Posted: 9:30 PM, Mar 02, 2016
Updated: 2016-03-02 23:31:35-05
Native American says performance from Utah high school’s dance team mocked tribe’s culture

CEDAR CITY, Utah -- A dance routine performed by a Utah high school drill team is getting backlash for its cultural insensitivity to Native Americans.

The video has amassed nearly 20,000 views after it was posted by a parent who saw the performance during a halftime show last week at Cedar High School--home of the “Redmen.”

“The outfits, the music, the way they were dancing, the feathers, the way they were wearing the regalia: I thought it was mocking Native American people rather than honoring them,” said Teyawnna Sanden, who is a member of the Paiute Tribe.

Dancing to drums with echoes of an eagle in the background, members of the Redmen's drill team were on the gymnasium floor wearing colorful feathers and braided wigs.

“It was a very awkward feeling," Sanden said. "It wasn't an honor for them to do that performance. It was disrespectful."

Sanden, a member of the Paiute Tribe, pulled out her phone when the performance began and started recording. See the embedded clips at the bottom of this post for footage of the performance from two angles.

“Think about something that is sacred to you," she said. "What is the most sacred thing to you? And to have that paraded around, and to make it feel mocked."

She posted the video on Facebook, calling the halftime performance offensive.

The Iron County School District says the drill team's coach met with the Paiute Tribal Council last year and discussed the possibility of doing the dance.

In a statement to FOX 13, the district writes “drill team leadership came away from the meeting with the understanding that full support had been given to the dance."
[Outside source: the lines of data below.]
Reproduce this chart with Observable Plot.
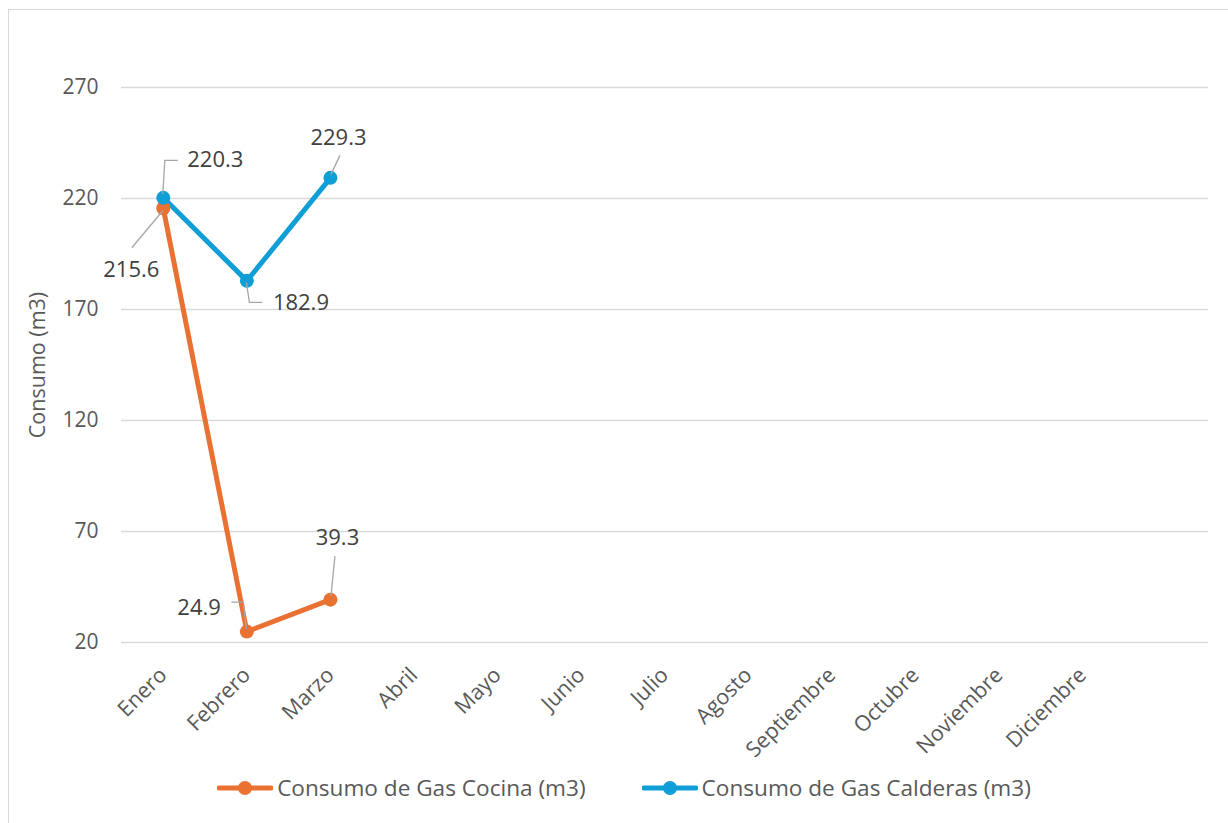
<!DOCTYPE html>
<html>
<head>
<meta charset="utf-8">
<script src="https://cdn.jsdelivr.net/npm/d3@7"></script>
<script src="https://cdn.jsdelivr.net/npm/@observablehq/plot@0.6"></script>
<style>
  html, body { margin: 0; padding: 0; background: #fff; }
  body { width: 1228px; height: 823px; position: relative; overflow: hidden; font-family: "Open Sans", Roboto, sans-serif; }
  #frame { position: absolute; left: 8px; top: 9px; width: 1240px; height: 840px; border: 1px solid #d9d9d9; box-sizing: border-box; }
  #chart { position: absolute; left: 0; top: 0; }
  #legend { position: absolute; left: 10px; top: 772px; width: 1228px; display: flex; justify-content: center; gap: 56px; font-size: 22.6px; color: #595959; }
  .item { display: flex; align-items: center; gap: 4px; }
</style>
</head>
<body>
<div id="frame"></div>
<div id="chart"></div>
<div id="legend"></div>
<script>
const months = ["Enero","Febrero","Marzo","Abril","Mayo","Junio","Julio","Agosto","Septiembre","Octubre","Noviembre","Diciembre"];
const seriesNames = ["Consumo de Gas Cocina (m3)", "Consumo de Gas Calderas (m3)"];
const cocinaValues = [215.6, 24.9, 39.3];
const calderasValues = [220.3, 182.9, 229.3];
const yTicks = [20, 70, 120, 170, 220, 270];
const colors = ["#E97132", "#0F9ED5"];

const data = [
  ...cocinaValues.map((v, i) => ({series: seriesNames[0], month: months[i], value: v})),
  ...calderasValues.map((v, i) => ({series: seriesNames[1], month: months[i], value: v}))
];

// label placement style (pixel offsets from each point): [series index, month index, text dx, dy, anchor, leader path]
const labelStyle = [
  [0, 0, -32, 62, "middle", [[0,3],[-31,40]]],
  [0, 1, -26, -24, "end", [[0,-2],[-3,-29],[-15,-29]]],
  [0, 2, 7, -62, "middle", [[1,-3],[5,-43]]],
  [1, 0, 24, -38, "start", [[0,-3],[2,-37],[15,-37]]],
  [1, 1, 26, 22, "start", [[0,2],[3,22],[16,22]]],
  [1, 2, 8, -40, "middle", [[1,-3],[10,-22]]]
];
const valuesBySeries = [cocinaValues, calderasValues];

const labelMarks = labelStyle.map(([s, m, dx, dy, anchor]) =>
  Plot.text([{month: months[m], value: valuesBySeries[s][m]}], {
    x: "month", y: "value", text: d => d.value.toFixed(1),
    dx, dy, textAnchor: anchor, fontSize: 22, fill: "#404040"
  })
);

const leaderMark = (index, scales, values, dims) => {
  const g = d3.create("svg:g");
  for (const [s, m, , , , path] of labelStyle) {
    const px = scales.x(months[m]);
    const py = scales.y(valuesBySeries[s][m]);
    g.append("path")
      .attr("d", "M" + path.map(([a, b]) => (px + a) + "," + (py + b)).join("L"))
      .attr("fill", "none").attr("stroke", "#a6a6a6").attr("stroke-width", 1.3);
  }
  return g.node();
};

const chart = Plot.plot({
  width: 1228,
  height: 823,
  marginTop: 87,
  marginBottom: 181,
  marginLeft: 121,
  marginRight: 20,
  style: {fontFamily: "'Open Sans', Roboto, sans-serif", background: "transparent"},
  x: {type: "point", domain: months, padding: 0.5, insetRight: 84, round: false},
  y: {domain: [20, 270]},
  color: {domain: seriesNames, range: colors},
  marks: [
    Plot.gridY(yTicks, {stroke: "#d9d9d9", strokeOpacity: 1, strokeWidth: 1.5}),
    Plot.axisY({ticks: yTicks, tickSize: 0, tickPadding: 23, fontSize: 21, color: "#595959",
      label: "Consumo (m3)", labelAnchor: "center", labelArrow: "none", labelOffset: 92}),
    Plot.axisX({tickSize: 0, tickRotate: -45, tickPadding: 29, fontSize: 21.5, color: "#595959", label: null}),
    Plot.line(data, {x: "month", y: "value", z: "series", stroke: "series", strokeWidth: 5, strokeLinejoin: "round"}),
    Plot.dot(data, {x: "month", y: "value", fill: "series", r: 7}),
    leaderMark,
    ...labelMarks
  ]
});
chart.querySelectorAll("g[aria-label='y-axis label']").forEach(el => { el.setAttribute("font-size", "21.5"); el.style.fontSize = "21.5px"; el.setAttribute("fill", "#595959"); });
document.getElementById("chart").appendChild(chart);

const legend = document.getElementById("legend");
seriesNames.forEach((name, i) => {
  const item = document.createElement("div");
  item.className = "item";
  item.innerHTML = `<svg width="56" height="16"><line x1="2" y1="8" x2="54" y2="8" stroke="${colors[i]}" stroke-width="5" stroke-linecap="round"/><circle cx="28" cy="8" r="7" fill="${colors[i]}"/></svg><span>${name}</span>`;
  legend.appendChild(item);
});
</script>
</body>
</html>
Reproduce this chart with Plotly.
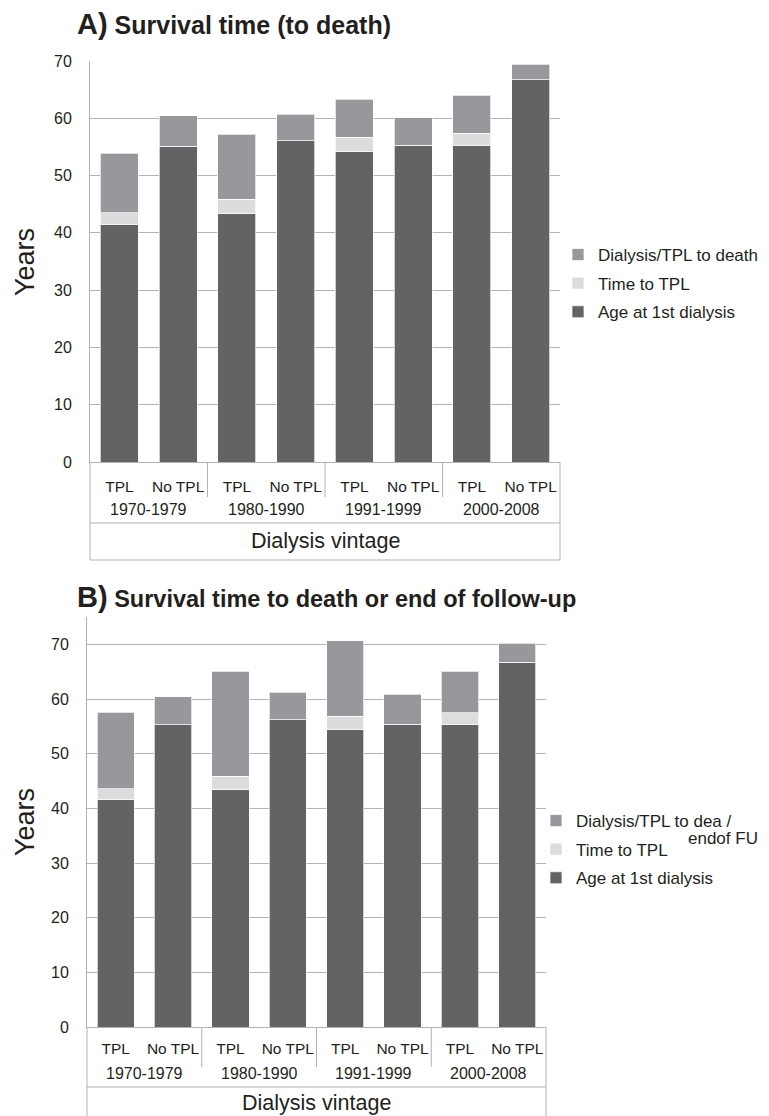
import plotly.graph_objects as go

# figure size in px, margins are zero so paper coords map straight to pixels
W, H = 769, 1116
OFF = 8  # page body margin

groups = ["TPL", "No TPL", "TPL", "No TPL", "TPL", "No TPL", "TPL", "No TPL"]
vintages = ["1970-1979", "1980-1990", "1991-1999", "2000-2008"]

# panel A: survival time (to death), years
age_a = [41.5, 55.1, 43.3, 56.1, 54.2, 55.3, 55.3, 66.7]
tpl_a = [2.0, None, 2.6, None, 2.5, None, 2.1, None]
death_a = [10.4, 5.3, 11.3, 4.6, 6.6, 4.8, 6.6, 2.7]

# panel B: survival time to death or end of follow-up, years
age_b = [41.6, 55.3, 43.4, 56.2, 54.4, 55.4, 55.4, 66.7]
tpl_b = [2.0, None, 2.5, None, 2.4, None, 2.1, None]
death_b = [14.0, 5.1, 19.2, 5.0, 13.9, 5.5, 7.6, 3.5]

DARK = "#636365"
LIGHT = "#dcdcde"
MID = "#97989b"
GRID = "#b3b3b3"
INK = "#231f20"
FONT = "Arial, Liberation Sans, sans-serif"


def px(v):
    return (v - OFF) / W


def py(v):
    return 1 - (v - OFF) / H


def f(size):
    return dict(family=FONT, size=size, color=INK)


xs = list(range(len(groups)))
fig = go.Figure()

panels = [
    ("x", "y", "legend", age_a, tpl_a, death_a, "Dialysis/TPL to death"),
    ("x2", "y2", "legend2", age_b, tpl_b, death_b, "Dialysis/TPL to dea /"),
]
for xa, ya, leg, age, tpl, death, death_name in panels:
    for rank, name, vals, col in [(3, "Age at 1st dialysis", age, DARK),
                                  (2, "Time to TPL", tpl, LIGHT),
                                  (1, death_name, death, MID)]:
        fig.add_trace(go.Bar(
            x=xs, y=vals, name=name, marker_color=col,
            marker_line=dict(color="rgba(255,255,255,0.7)", width=1),
            xaxis=xa, yaxis=ya, legend=leg, legendgroup=leg + str(rank), legendrank=rank,
        ))

axis_x = dict(range=[-0.5, 7.5], tickvals=xs, ticktext=groups, showgrid=False,
              showline=True, linecolor=GRID, linewidth=1, ticks="", zeroline=False,
              tickfont=f(15.5), automargin=False)
axis_y = dict(tickvals=[0, 10, 20, 30, 40, 50, 60, 70], showgrid=True, gridcolor=GRID,
              gridwidth=1, showline=True, linecolor=GRID, linewidth=1, ticks="",
              zeroline=False, tickfont=f(16), ticklabelstandoff=14, automargin=False)

fig.update_layout(
    width=W, height=H, margin=dict(l=0, r=0, t=0, b=0, pad=0),
    paper_bgcolor="white", plot_bgcolor="white",
    barmode="stack", bargap=0.35,
    font=f(15),
    xaxis=dict(axis_x, domain=[px(90), px(560)], anchor="y", ticklabelstandoff=10),
    yaxis=dict(axis_y, domain=[py(462), py(61)], range=[0, 70], anchor="x"),
    xaxis2=dict(axis_x, domain=[px(87), px(546)], anchor="y2", ticklabelstandoff=7),
    yaxis2=dict(axis_y, domain=[py(1027), py(617)], range=[0, 75], anchor="x2"),
    legend=dict(x=px(558), y=py(237), xanchor="left", yanchor="top",
                traceorder="grouped", tracegroupgap=3.5,
                font=f(17), bgcolor="rgba(0,0,0,0)"),
    legend2=dict(x=px(536), y=py(803), xanchor="left", yanchor="top",
                 traceorder="grouped", tracegroupgap=3.5,
                 font=f(17), bgcolor="rgba(0,0,0,0)"),
)

# boxes and dividers under the category axis
shapes = []
boxes = [("x", 462, 497, 523, 560, True, 541), ("x2", 1027, 1067, 1087, 1116, False, 1103)]
ann = []
for xa, y0, ysep, ymid, ybot, closed, ylab in boxes:
    dom = xa + " domain"
    line = dict(color=GRID, width=1)
    yend = ybot if closed else ybot + 10
    shapes.append(dict(type="line", xref=dom, yref="paper", x0=0, x1=0, y0=py(y0), y1=py(yend), line=line))
    shapes.append(dict(type="line", xref=dom, yref="paper", x0=1, x1=1, y0=py(y0), y1=py(yend), line=line))
    shapes.append(dict(type="line", xref=dom, yref="paper", x0=0, x1=1, y0=py(ymid), y1=py(ymid), line=line))
    if closed:
        shapes.append(dict(type="line", xref=dom, yref="paper", x0=0, x1=1, y0=py(ybot), y1=py(ybot), line=line))
    for g in range(1, len(vintages)):
        xv = 2 * g - 0.5
        shapes.append(dict(type="line", xref=xa, yref="paper", x0=xv, x1=xv, y0=py(y0), y1=py(ysep), line=line))
    for g, v in enumerate(vintages):
        ann.append(dict(x=2 * g + 0.5, xref=xa, y=py(ymid - 14), yref="paper",
                        text=v, showarrow=False, font=f(16),
                        xanchor="center", yanchor="middle"))
    ann.append(dict(x=0.5, xref=dom, y=py(ylab), yref="paper", text="Dialysis vintage",
                    showarrow=False, font=f(21.5), xanchor="center", yanchor="middle"))

# titles and y-axis labels
ann.append(dict(x=px(75), y=py(24), xref="paper", yref="paper", xanchor="left", yanchor="middle",
                text="<b><span style='font-size:29px'>A)</span> Survival time (to death)</b>",
                showarrow=False, font=f(25)))
ann.append(dict(x=px(75), y=py(597), xref="paper", yref="paper", xanchor="left", yanchor="middle",
                text="<b><span style='font-size:29px'>B)</span> Survival time to death or end of follow-up</b>",
                showarrow=False, font=f(23.5)))
for yc in (262, 822):
    ann.append(dict(x=px(25), y=py(yc), xref="paper", yref="paper", text="Years", textangle=-90,
                    showarrow=False, font=f(27), xanchor="center", yanchor="middle"))
ann.append(dict(x=px(686), y=py(838), xref="paper", yref="paper", text="endof FU", xanchor="left",
                yanchor="middle", showarrow=False, font=f(17)))

fig.update_layout(shapes=shapes, annotations=ann)
fig.write_html("out.html")
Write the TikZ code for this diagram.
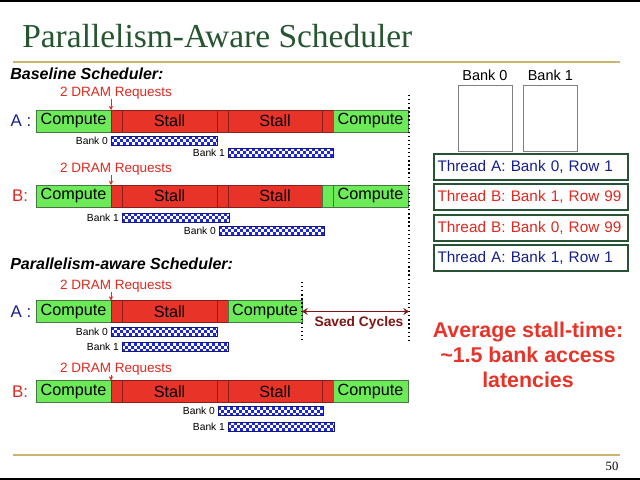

But the Paiute Tribal Council says that's not what happened. The council said they expressed deep concerns and asked to preview any routine before it was performed in public, but they said the drill team did not follow-up with them.

Teyawnna hopes to see changes to the school's mascot and more sensitivity toward her culture.

“When you have a mascot like Redmen, it is bound to bring that type of behavior again," she said. "It might stop now for the next year or month or two, but it will happen again because that's their mascot."

The school district says that dance will not be performed again, and they will be working with the Paiute Tribe to ensure a relationship of mutual respect and trust is reached.